Array comprehensions already support if
filters, and in the future
they are very likely to also get order by
. If this happens, the
question becomes what the order of operations should be. The syntax
might be
[for (<for expr>)
<let bindings>
<out expr>
if (<if expr>)
group by <grp expr>
order by <sort expr>]
The order of operations would then be:
- The
for expr
is evaluated, producing the input array. - Any let bindings are evaluated, producing variable bindings that will remain available throughout.
- The input array is filtered with the
if expr
. - The filtered array is grouped on the
grp expr
. - The grouped structure is sorted with
sort expr
. - The sorted array is mapped with the
out expr
.
The for expr
is evaluated on the original context.
Then iteration over the result value begins, with the context node being the iteration value for each value, and the let bindings and if expression are both evaluated on that context.
The grouping expression is also evaluated on the same context, but after that it gets complicated. The sort and out expressions should both be evaluated on a different context, which is the context after the group by transform.
It's not a given that group by
must be part of array comprehensions.
For example, a group-by(<input expr>, <grouping expr>)
macro could
be introduced that only does the grouping transform and nothing else.
With that the original example would be implemented as:
[for (group-by(., .parent)) {
"parent" : .key,
"children" : [for (.values) .id]
}]
Ordering could here be done in the normal way, since it would
obviously operate on the post-grouping structure. The downside is that
filtering would now have to be done separately to happen before the
group-by
, turning the implementation into something like:
[for (group-by([for (.) . if (<expr>)], .parent)) {
"parent" : .key,
"children" : [for (.values) .id]
}]
That would not be very readable without the use of variables. However, with the pipe operator it might not be so bad:
[for (.) . if (<expr>)] |
group-by(., .parent) |
[for (.) {
"parent" : .key,
"children" : [for (.values) .id]
}]
Order by could now be either part of the array comprehension, or a separate macro after.
In XQuery the group by
expression must be a variable. This means that you have to write something like:
for $groupedvals in <expr>
let $key = <expr>
group by $key
return <some-element>{
<expr-to-produce-contents>
}</some-element>
With this approach, each iteration of the for
will be evaluated with
the grouping value in key
(and there may actually be several
variables), and the grouped input values in groupedvals
.
Effectively, the two variables perform the same function as the keys
inside the temporary objects in the JSLT proposal above.

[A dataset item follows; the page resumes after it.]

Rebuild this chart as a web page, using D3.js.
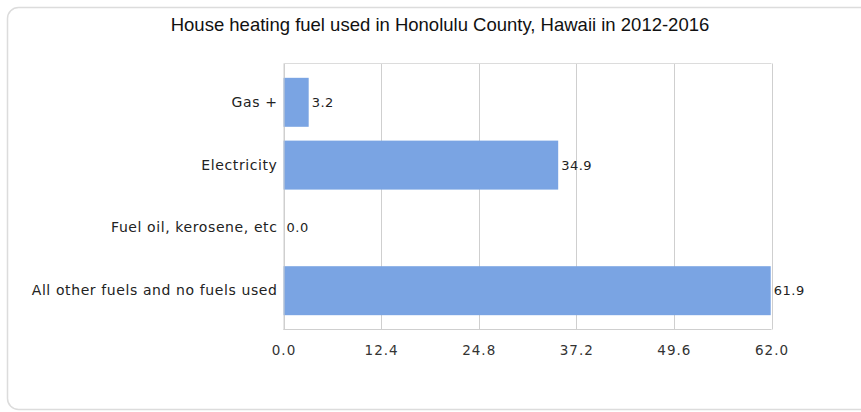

We could try the same thing in JSLT: require the group by
to be a
variable, and let the structure that the array comprehension is
evaluated on be the same as in jq. With that the implementation would
be:
[for (.)
let key = .parent
{"parent" : $key, "children" : [for (.) .id]}
group by $key]
The benefit is that we get the simple structure from jq without having to re-evaluate the key.
The downside is that solutions become a little longer because of the variable that has to be introduced, and that the implementation becomes a little more complex, because it is no longer simply a preprocessing step.
The biggest issue, however, is how this affects the ordering/context mixing issue. Now the situation will be that the if, group by, and order by all work on the pre-grouping input (but the key is available), but the out expression works on the post-grouping output. Will this be confusing? Maybe.
The benefit of having everything in comprehensions is that you get to express the whole computation as one unit, with the expression contexts set up just right for what you're doing. And since your expression is at a high semantic level doing optimizations is easy.
The downside is that understanding the model becomes a little more complicated, and you have to learn the order of execution and the execution context for each expression.
The macros with the pipe operator are more explicit, but also more low-level.
Comparable functionality exists in SQL.